A la hora señalada, mientras las muchedumbres están al aire libre y miran a los alto, aparece Cristo en el resplandor de su gloria con una voz que todos entienden, y con palabras que cada uno entiende en su lengua, para confirmar que es el Hijo de Dios, el Redentor y el Juez de la Humanidad. Además,- y esto es un añadido para nosotros los católicos-, confirma y recuerda que el sucesor de su apóstol Pedro, el obispo de Roma, es decir el papa, es su "vicario en la tierra". Y que debemos obedecerle.
Terminado el mensaje, y a modo de culminación, queda en el cielo como recuerdo imborrable una inmensa cruz luminosa...

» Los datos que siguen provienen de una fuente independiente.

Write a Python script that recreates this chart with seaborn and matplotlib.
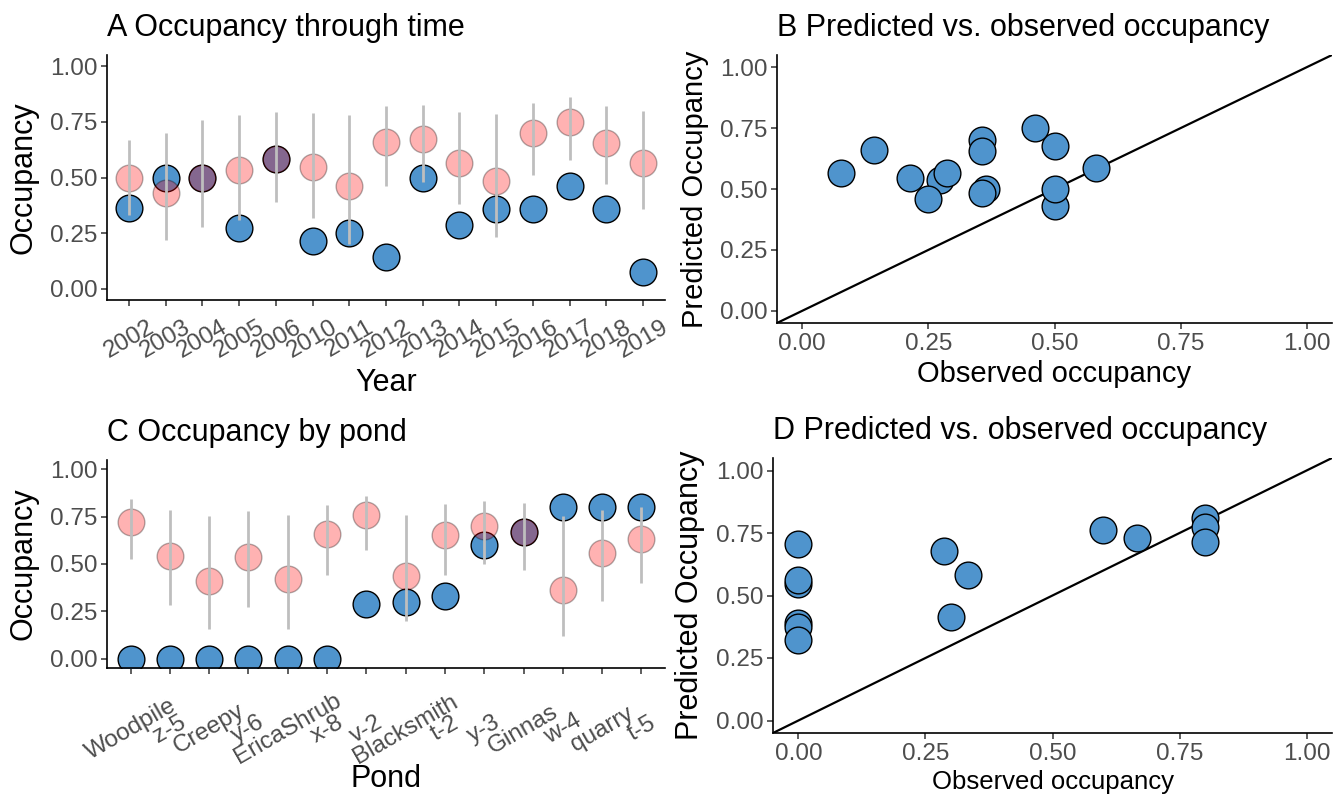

La pregunta es: ¿Serviría de algo? No. El hombre es esclavo de la rutina y la soberbia es esclava de la curiosidad fugaz. Si un ovni con marcianos apareciera en la madrileña Puerta del Sol, o junto a la torre Eiffel, o aterrizara en la Quinta Avenida los medios informativos le dedicarían sus portadas durante al menos siete días. Luego comenzaríamos a investigar si no se trata de un fraude. No concluiríamos nada, claro está, pero la duda seguiría flotando en el aire, e incluso sospecharíamos del mago Coperfield. El punto final del proceso sería que los marcianos dejarían de ser objeto de curiosidad para convertirse en entes molestos, provocadores de grandes atascos de tráfico y otras molestias que destrozarían nuestra rutina. La cuestión sobre la existencia de la vida extraterrestre y, lo que es más importante, lo que supondría la existencia de otras razas o civilizaciones, pasaría al olvido: simplemente, la rutina habría hecho que no significaran nada para el hombre ni que la actuación del hombre cambiara lo más mínimo.
Pues con Dios lo mismo.
Pedimos a Dios que se nos muestre, pero, si lo hiciera, tampoco supondría nada. El reto del siglo XXI no consistirá en la demostración empírica de Dios, sino en el descubrimiento de la poquedad del conocimiento humano. A fin de cuentas, ¿quién ha dicho que el conocimiento transforma al hombre? Todo depende de que cómo se metabolice ese conocimiento. A fin de cuentas, para obtener respuestas sobre el origen y el destino del hombre, lo que hay que hacer es plantear correctamente las preguntas. Lo demás, se da por añadidura. Dios lo da por añadidura.